About 77 percent of female smokers said they were aware that smoking can lead to problems during pregnancy.

These statistics also confirmed what many people from other parts of Japan have been saying about Osaka smokers, namely that they are more numerous than elsewhere. About 27 percent of all Japanese smoke, but that figure is 36 percent for Osaka residents.

The percentage of smokers between the ages of 20 and 50 was particularly high. Nationally, about 34 percent of all adults in this age group smoke, but in Osaka the figure is 40 percent.

Based on another recent sampling of 1,500 Osaka residents, the city calculated that 53.6 percent of Osaka males and 21 percent of females smoke. They want to reduce these figures to 26 percent and 10 percent, respectively, by 2010 as part of its health improvement program.

In order to accomplish this goal, the city is recommending that public education on the dangers of tobacco begin at an early age, and that local communities strive to create an environment that discourages underage youths from taking up smoking.

Furthermore, Osaka is proposing that those currently smoking who want to quit be provided with support through local community health centers, and that new health services be established to help people kick the habit.

While some critics note that the city’s plan avoids mentioning some items, such as further restrictions on cigarette vending machines, most welcomed the effort as one that was long overdue.

“It’s a start.

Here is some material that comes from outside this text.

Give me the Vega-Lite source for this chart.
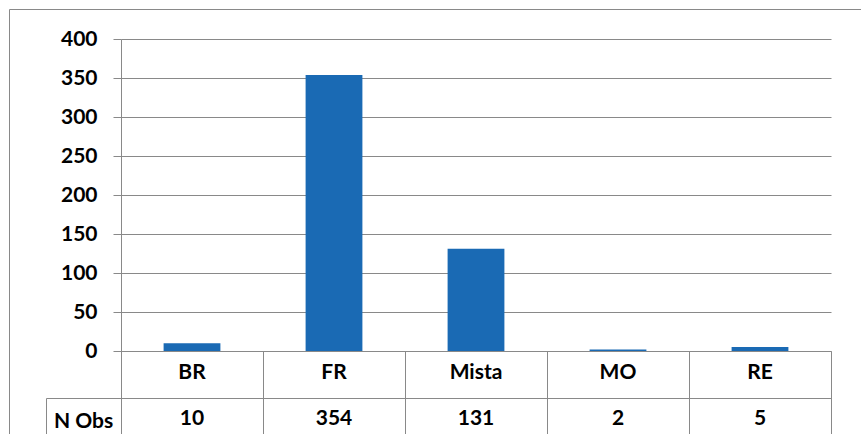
{
  "$schema": "https://vega.github.io/schema/vega-lite/v6.json",
  "description": "Number of observations by class, bar chart with a data table underneath.",
  "width": 862,
  "height": 435,
  "autosize": {"type": "none"},
  "padding": {"left": 9, "top": 9, "right": -10, "bottom": -10},
  "background": "white",
  "config": {
    "view": {"stroke": "#898989", "strokeWidth": 1},
    "font": "Lato",
    "axis": {
      "labelFont": "Lato",
      "labelFontWeight": "bold",
      "labelFontSize": 21,
      "labelColor": "#000000",
      "domainColor": "#898989",
      "domainWidth": 1,
      "tickColor": "#898989",
      "tickWidth": 1,
      "gridColor": "#898989",
      "gridWidth": 1,
      "gridOpacity": 1,
      "title": null
    }
  },
  "data": {
    "values": [
      {"cat": "BR", "n": 10},
      {"cat": "FR", "n": 354},
      {"cat": "Mista", "n": 131},
      {"cat": "MO", "n": 2},
      {"cat": "RE", "n": 5}
    ]
  },
  "layer": [
    {
      "mark": {"type": "bar", "color": "#1A6AB4"},
      "encoding": {
        "x": {
          "field": "cat",
          "type": "nominal",
          "sort": null,
          "scale": {"range": [112, 822], "paddingInner": 0.6, "paddingOuter": 0.3},
          "axis": {
            "orient": "bottom",
            "offset": -46,
            "ticks": false,
            "labelPadding": -26,
            "labelBaseline": "middle",
            "labelAngle": 0,
            "grid": false,
            "title": null
          }
        },
        "y": {
          "field": "n",
          "type": "quantitative",
          "scale": {"domain": [0, 400], "range": [342, 30], "nice": false, "zero": true},
          "axis": {
            "orient": "left",
            "offset": -112,
            "values": [0, 50, 100, 150, 200, 250, 300, 350, 400],
            "grid": true,
            "tickSize": 8,
            "labelPadding": 16,
            "title": null
          }
        }
      }
    },
    {
      "mark": {"type": "text", "font": "Lato", "fontWeight": "bold", "fontSize": 21, "color": "#000000", "dy": -2},
      "encoding": {
        "x": {
          "field": "cat",
          "type": "nominal",
          "sort": null,
          "scale": {"range": [112, 822], "paddingInner": 0, "paddingOuter": 0},
          "axis": {
            "orient": "bottom",
            "offset": -93,
            "tickBand": "extent",
            "tickSize": 93,
            "labels": false,
            "grid": false,
            "title": null
          }
        },
        "y": {
          "datum": "N Obs",
          "type": "nominal",
          "scale": {"range": [389, 435], "paddingInner": 0, "paddingOuter": 0},
          "axis": {
            "orient": "left",
            "offset": -37,
            "tickBand": "extent",
            "tickSize": -75,
            "labelPadding": 38,
            "labelAlign": "center",
            "labelBaseline": "middle",
            "grid": false,
            "title": null
          }
        },
        "text": {"field": "n", "type": "quantitative"}
      }
    }
  ],
  "resolve": {
    "scale": {"x": "independent", "y": "independent"},
    "axis": {"x": "independent", "y": "independent"}
  }
}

Let’s hope the city is serious,” said Hideyuki Matsuo, who is involved in several local groups trying to raise public awareness of the dangers of smoking.

One of the reasons the campaign against smoking in Osaka has been slower to take off than in Tokyo is said to be because many local businesses, especially restaurants and coffee shops, have been reluctant to establish no-smoking sections out of fear of losing business.

There are signs, however, that this is beginning to change, thanks to a new form of competition.

“Look at the popularity of Starbucks coffee shops in the major business districts over the past year or so,” said Chikako Tetsuzawa, an economist who works for a financial firm in the city’s Umeda district. “Many people were tired of taking coffee breaks in small, stuffy coffee shops filled with chain-smoking old men and young women.”

Osaka officials admit they do not have all of the details about the campaign to reduce smoking worked out yet, especially how much money can be spent on implementing the program and providing assistance. But, as Umemura and Matsuo note, many citizens believe the situation can only get better.

“I don’t agree with the extreme measures taken by some countries, like America, against smokers,” Matsuo said. “But Osakans have become lazy and indifferent to the problem of smoking and the city has a responsibility to do something.”